Let $D, E, F$ be points on the sides $BC, CA, AB$ of a triangle $ABC$, respectively such that the lines $AD, BE, CF$ are concurrent at the point $P$. Let a line $\ell$ through $A$ intersect the rays $[DE$ and $[DF$ at the points $Q$ and $R$, respectively. Let $M$ and $N$ be points on the rays $[DB$ and $[DC$, respectively such that the equation \[ \frac{QN^2}{DN}+\frac{RM^2}{DM}=\frac{(DQ+DR)^2-2\cdot RQ^2+2\cdot DM\cdot DN}{MN} \] holds. Show that the lines $AD$ and $BC$ are perpendicular to each other.
Problem
Source: Turkey National Olympiad 2014 P3
Tags: inequalities, geometric inequality, geometry proposed, geometry
Mathematicalx
20.11.2014 13:26
I think first step of solution is applying CS to LHS.
benpigchu
21.11.2014 10:14
Maybe some information is lost while translating.
Mathematicalx
21.11.2014 13:37
No, problem is true.
crazyfehmy
23.11.2014 01:54
The difficulty about this problem is to realize that this is actually a geometric inequality problem.

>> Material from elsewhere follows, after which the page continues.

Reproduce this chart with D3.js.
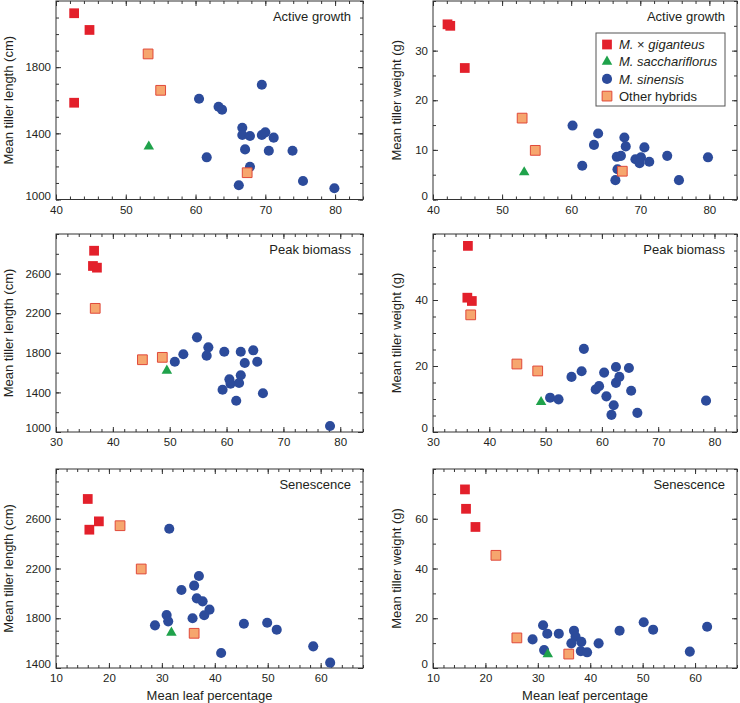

Try to show that $LHS \geq RHS$ and find the equality case.
randomusername
31.03.2016 13:01
Let's attack the equation first. It involves only points $D,Q,R,M,N$, and must mean something special. Applying the Law of Cosines on $\triangle DRM$ and $\triangle DQN$, we find that \begin{align*} QN^2 &= DQ^2+DN^2-2\cdot DN\cdot DQ\cdot \cos \angle QDN, \\ RM^2 &= DR^2+DM^2-2\cdot DM\cdot DR\cdot \cos \angle RDM. \end{align*}Also, note that if $U,V$ are the projections of $Q,R$ on $MN$, respectively, then regardless of whether $\angle QDN$ or $\angle RDM$ is acute or not, \[ DQ\cos \angle QDN+DR\cos \angle RDM=|\overrightarrow{DU}-\overrightarrow{DV}|=UV. \]It follows that \begin{align*} \frac{QN^2}{DN}+\frac{RM^2}{DM}&=\frac{DQ^2}{DN}+\frac{DR^2}{DM}+DN+DM-2\cdot UV\ge \\ &\ge \frac{(DQ+DR)^2}{MN}+MN-2\cdot RQ, \end{align*}where we used Titu's lemma, $MN=DM+DN$ and the trivial estimate $UV\le RQ$. However, we also have \begin{align*} MN-2\cdot RQ &\ge \frac{-2\cdot RQ^2+2\cdot DM\cdot DN}{MN},\\ 2\cdot MN^2-4\cdot MN\cdot RQ &\ge -4\cdot RQ^2+4\cdot DM\cdot DN,\\ (DM-DN)^2+(2\cdot RQ-MN)^2 &\ge 0. \end{align*}Combining our two estimates, we find that $\text{RHS}\ge \text{LHS}$, and the equality may only hold under the following conditions: (1) $\frac{DQ}{DN}=\frac{DR}{DM}$, (2) $RQ=UV$ (i.e., $RQ$ and $UV$ are parallel), (3) $DM=DN$ and $2\cdot RQ=MN$. Now (3) implies $DM=DN=RQ$, from which using (2) we conclude that $MDQR$ and $NDRQ$ are parallelograms, and thus $\triangle MDR\cong \triangle QRD\cong \triangle DNQ$. However, (1) and (3) tell us $DQ=DR$, hence these triangles are isosceles. Consequently, $\angle QDN=\angle RDM$. Returning to the original diagram, we see a harmonic pencil $(DQ,DR,DA,BC)$. It follows that $DA$ is the internal bisector of $\angle QDR$, which is thus perpendicular to the external bisector $BC$.